# Dataset content
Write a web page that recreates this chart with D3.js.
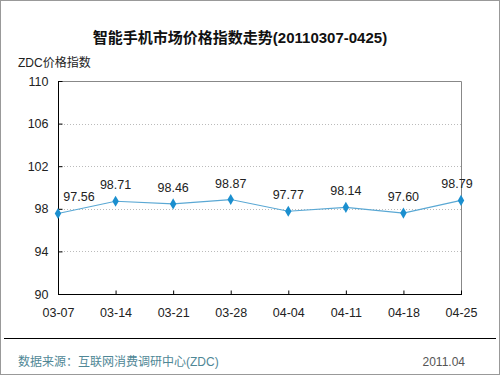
<!DOCTYPE html>
<html lang="zh">
<head>
<meta charset="UTF-8">
<script src="https://d3js.org/d3.v7.min.js"></script>
<style>
  body { margin: 0; background: #fff; }
  svg { display: block; font-family: Arial, "Liberation Sans", "Noto Sans CJK SC", sans-serif; }
</style>
</head>
<body>
<svg width="500" height="375"></svg>
<script>
// chart data
const dates = ["03-07", "03-14", "03-21", "03-28", "04-04", "04-11", "04-18", "04-25"];
const values = [97.56, 98.71, 98.46, 98.87, 97.77, 98.14, 97.60, 98.79];
const yTicks = [90, 94, 98, 102, 106, 110];

const svg = d3.select("svg");
const W = 500, H = 375;
const plot = { left: 58, right: 461, top: 81, bottom: 294 };

// outer frame
svg.append("rect")
  .attr("x", 0.5).attr("y", 0.5)
  .attr("width", W - 1).attr("height", H - 1)
  .attr("fill", "#fff").attr("stroke", "#999");

svg.append("text")
  .attr("x", 240).attr("y", 43)
  .attr("text-anchor", "middle")
  .style("font-size", "15px").style("font-weight", "bold")
  .style("fill", "#111")
  .text("智能手机市场价格指数走势(20110307-0425)");

svg.append("text")
  .attr("x", 18).attr("y", 67)
  .style("font-size", "12px").style("fill", "#222")
  .text("ZDC价格指数");

const x = d3.scalePoint().domain(dates).range([plot.left, plot.right]);
const y = d3.scaleLinear().domain([90, 110]).range([plot.bottom, plot.top]);

// grid
svg.append("g").selectAll("line")
  .data(yTicks.filter(d => d > 90 && d < 110))
  .join("line")
  .attr("x1", plot.left).attr("x2", plot.right)
  .attr("y1", d => Math.round(y(d)) + 0.5).attr("y2", d => Math.round(y(d)) + 0.5)
  .attr("stroke", "#bbb").attr("stroke-dasharray", "1,2");

// top and right border
svg.append("path")
  .attr("d", `M${plot.left},${plot.top + 0.5}H${plot.right + 0.5}V${plot.bottom}`)
  .attr("fill", "none").attr("stroke", "#888");

// y axis
const yAxis = svg.append("g")
  .attr("transform", `translate(${plot.left + 0.5},0)`)
  .call(d3.axisLeft(y).tickValues(yTicks).tickSize(4).tickPadding(10));
yAxis.select(".domain").attr("stroke", "#000").attr("d", `M0,${plot.top}V${plot.bottom}`);
yAxis.selectAll(".tick line").attr("x2", 4).attr("x1", 0).attr("stroke", "#000");
yAxis.selectAll("text").style("font-size", "12.5px").style("fill", "#222").attr("x", -10);

// x axis
const xAxis = svg.append("g")
  .attr("transform", `translate(0,${plot.bottom + 0.5})`)
  .call(d3.axisBottom(x).tickSize(-4).tickPadding(14));
xAxis.select(".domain").attr("stroke", "#000").attr("d", `M${plot.left},0H${plot.right + 1}`);
xAxis.selectAll(".tick line").attr("stroke", "#000");
xAxis.selectAll("text").style("font-size", "12.5px").style("fill", "#222");

// series line
const pts = dates.map((d, i) => ({ d, v: values[i] }));
svg.append("path")
  .datum(pts)
  .attr("fill", "none")
  .attr("stroke", "#5aa8d4")
  .attr("stroke-width", 1.2)
  .attr("d", d3.line().x(p => x(p.d)).y(p => y(p.v)));

svg.append("g").selectAll("path")
  .data(pts)
  .join("path")
  .attr("transform", p => `translate(${x(p.d)},${y(p.v)})`)
  .attr("d", d3.symbol(d3.symbolDiamond, 36))
  .attr("fill", "#1b8fcf");

const last = dates.length - 1;
svg.append("g").selectAll("text")
  .data(pts)
  .join("text")
  .attr("x", (p, i) => i === 0 ? x(p.d) + 21 : i === last ? x(p.d) - 4 : x(p.d))
  .attr("y", p => y(p.v) - 12)
  .attr("text-anchor", "middle")
  .style("font-size", "12.5px").style("fill", "#222")
  .text(p => p.v.toFixed(2));

// footer
svg.append("line")
  .attr("x1", 4).attr("x2", 496)
  .attr("y1", 338.5).attr("y2", 338.5)
  .attr("stroke", "#000");

svg.append("text")
  .attr("x", 18).attr("y", 366)
  .style("font-size", "12px").style("fill", "#4f8796")
  .text("数据来源：互联网消费调研中心(ZDC)");

svg.append("text")
  .attr("x", 465).attr("y", 366)
  .attr("text-anchor", "end")
  .style("font-size", "12px").style("fill", "#555")
  .text("2011.04");
</script>
</body>
</html>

# The task
Return to the listing above and set it down exactly, leaving out its pictures.

# Answer for the task
Write a web page that recreates this chart with D3.js.
<!DOCTYPE html>
<html lang="zh">
<head>
<meta charset="UTF-8">
<script src="https://d3js.org/d3.v7.min.js"></script>
<style>
  body { margin: 0; background: #fff; }
  svg { display: block; font-family: Arial, "Liberation Sans", "Noto Sans CJK SC", sans-serif; }
</style>
</head>
<body>
<svg width="500" height="375"></svg>
<script>
// chart data
const dates = ["03-07", "03-14", "03-21", "03-28", "04-04", "04-11", "04-18", "04-25"];
const values = [97.56, 98.71, 98.46, 98.87, 97.77, 98.14, 97.60, 98.79];
const yTicks = [90, 94, 98, 102, 106, 110];

const svg = d3.select("svg");
const W = 500, H = 375;
const plot = { left: 58, right: 461, top: 81, bottom: 294 };

// outer frame
svg.append("rect")
  .attr("x", 0.5).attr("y", 0.5)
  .attr("width", W - 1).attr("height", H - 1)
  .attr("fill", "#fff").attr("stroke", "#999");

svg.append("text")
  .attr("x", 240).attr("y", 43)
  .attr("text-anchor", "middle")
  .style("font-size", "15px").style("font-weight", "bold")
  .style("fill", "#111")
  .text("智能手机市场价格指数走势(20110307-0425)");

svg.append("text")
  .attr("x", 18).attr("y", 67)
  .style("font-size", "12px").style("fill", "#222")
  .text("ZDC价格指数");

const x = d3.scalePoint().domain(dates).range([plot.left, plot.right]);
const y = d3.scaleLinear().domain([90, 110]).range([plot.bottom, plot.top]);

// grid
svg.append("g").selectAll("line")
  .data(yTicks.filter(d => d > 90 && d < 110))
  .join("line")
  .attr("x1", plot.left).attr("x2", plot.right)
  .attr("y1", d => Math.round(y(d)) + 0.5).attr("y2", d => Math.round(y(d)) + 0.5)
  .attr("stroke", "#bbb").attr("stroke-dasharray", "1,2");

// top and right border
svg.append("path")
  .attr("d", `M${plot.left},${plot.top + 0.5}H${plot.right + 0.5}V${plot.bottom}`)
  .attr("fill", "none").attr("stroke", "#888");

// y axis
const yAxis = svg.append("g")
  .attr("transform", `translate(${plot.left + 0.5},0)`)
  .call(d3.axisLeft(y).tickValues(yTicks).tickSize(4).tickPadding(10));
yAxis.select(".domain").attr("stroke", "#000").attr("d", `M0,${plot.top}V${plot.bottom}`);
yAxis.selectAll(".tick line").attr("x2", 4).attr("x1", 0).attr("stroke", "#000");
yAxis.selectAll("text").style("font-size", "12.5px").style("fill", "#222").attr("x", -10);

// x axis
const xAxis = svg.append("g")
  .attr("transform", `translate(0,${plot.bottom + 0.5})`)
  .call(d3.axisBottom(x).tickSize(-4).tickPadding(14));
xAxis.select(".domain").attr("stroke", "#000").attr("d", `M${plot.left},0H${plot.right + 1}`);
xAxis.selectAll(".tick line").attr("stroke", "#000");
xAxis.selectAll("text").style("font-size", "12.5px").style("fill", "#222");

// series line
const pts = dates.map((d, i) => ({ d, v: values[i] }));
svg.append("path")
  .datum(pts)
  .attr("fill", "none")
  .attr("stroke", "#5aa8d4")
  .attr("stroke-width", 1.2)
  .attr("d", d3.line().x(p => x(p.d)).y(p => y(p.v)));

svg.append("g").selectAll("path")
  .data(pts)
  .join("path")
  .attr("transform", p => `translate(${x(p.d)},${y(p.v)})`)
  .attr("d", d3.symbol(d3.symbolDiamond, 36))
  .attr("fill", "#1b8fcf");

const last = dates.length - 1;
svg.append("g").selectAll("text")
  .data(pts)
  .join("text")
  .attr("x", (p, i) => i === 0 ? x(p.d) + 21 : i === last ? x(p.d) - 4 : x(p.d))
  .attr("y", p => y(p.v) - 12)
  .attr("text-anchor", "middle")
  .style("font-size", "12.5px").style("fill", "#222")
  .text(p => p.v.toFixed(2));

// footer
svg.append("line")
  .attr("x1", 4).attr("x2", 496)
  .attr("y1", 338.5).attr("y2", 338.5)
  .attr("stroke", "#000");

svg.append("text")
  .attr("x", 18).attr("y", 366)
  .style("font-size", "12px").style("fill", "#4f8796")
  .text("数据来源：互联网消费调研中心(ZDC)");

svg.append("text")
  .attr("x", 465).attr("y", 366)
  .attr("text-anchor", "end")
  .style("font-size", "12px").style("fill", "#555")
  .text("2011.04");
</script>
</body>
</html>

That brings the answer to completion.